Why This Matters for Foreign Residents
Portugal’s cost of living can feel like a bargain, especially compared with London, Paris or New York. Yet the same budget mentality can obscure the real health risks of bargain cosmetic work: nerve damage, infections, disfigurement and protracted legal battles. Private insurance generally refuses to pick up the tab when procedures were carried out by an unlicensed provider, leaving expats to shoulder corrective surgery bills that can dwarf the original savings.
Spotting a Legitimate Clinic
Before you book that “baby Botox” session, step back and verify a few essentials. Every medical-grade aesthetics office must display a brightly coloured ERS certificate, list its clinical director near reception, carry a physical or digital Livro de Reclamações and show an up-to-date operating licence. Practitioners should provide their Ordem dos Médicos or Ordem dos Médicos Dentistas registration numbers on request; you can confirm them in seconds on the associations’ English-language websites. When in doubt, snap a photo of the licence and cross-check from your smartphone before the needle comes out.

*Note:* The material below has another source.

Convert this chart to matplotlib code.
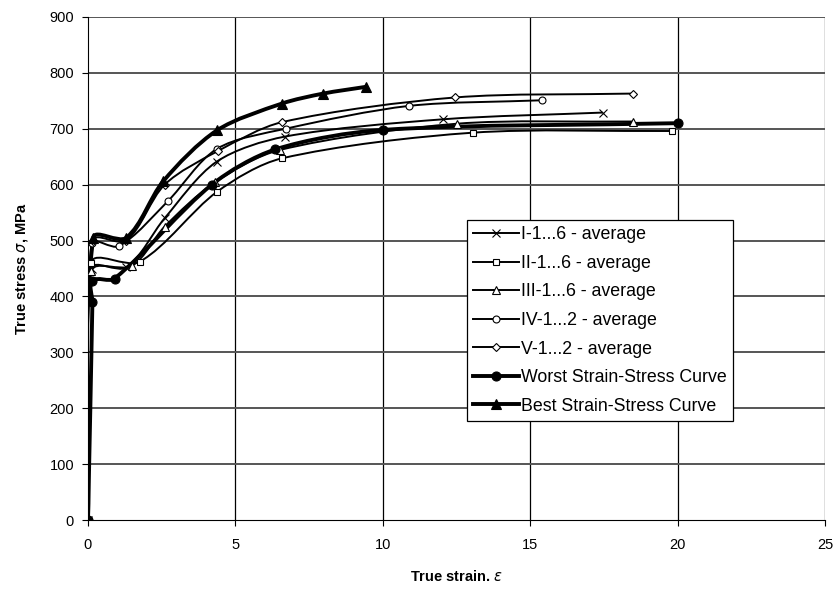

The Regulatory Web: Who Does What?
Think of Portugal’s oversight as a three-tier safety net. ERS polices healthcare providers and can suspend dangerous facilities overnight. ASAE tackles economic crime, seizing counterfeit or smuggled injectables. Infarmed scrutinises the drugs themselves, recalling faulty batches and logging adverse reactions. Together they have imposed 16 immediate suspensions between 2023 and mid-2025, an unusually high tally for a small country.
Future Rules Still Unclear
For now, lawmakers are debating whether to tighten the grey zone separating non-medical beauty salons from clinics that perform minor surgery. No fresh legislation has cleared parliament in 2025, yet pressure is mounting from professional bodies to criminalise certain acts outright when performed outside a licensed medical setting. Until that happens, regulators say they will keep relying on tip-offs from patients and whistle-blower staff.
Bottom Line for Expats
Affordable aesthetics were once part of Portugal’s draw, but the market’s expansion has outpaced oversight. Do your homework, demand to see credentials and recognise that a heavily discounted filler session may signal a regulatory shortcut. The country’s watchdogs are stepping up patrols, but the quickest defence of your health—and of your right to a refund—still starts the moment you walk through the clinic door.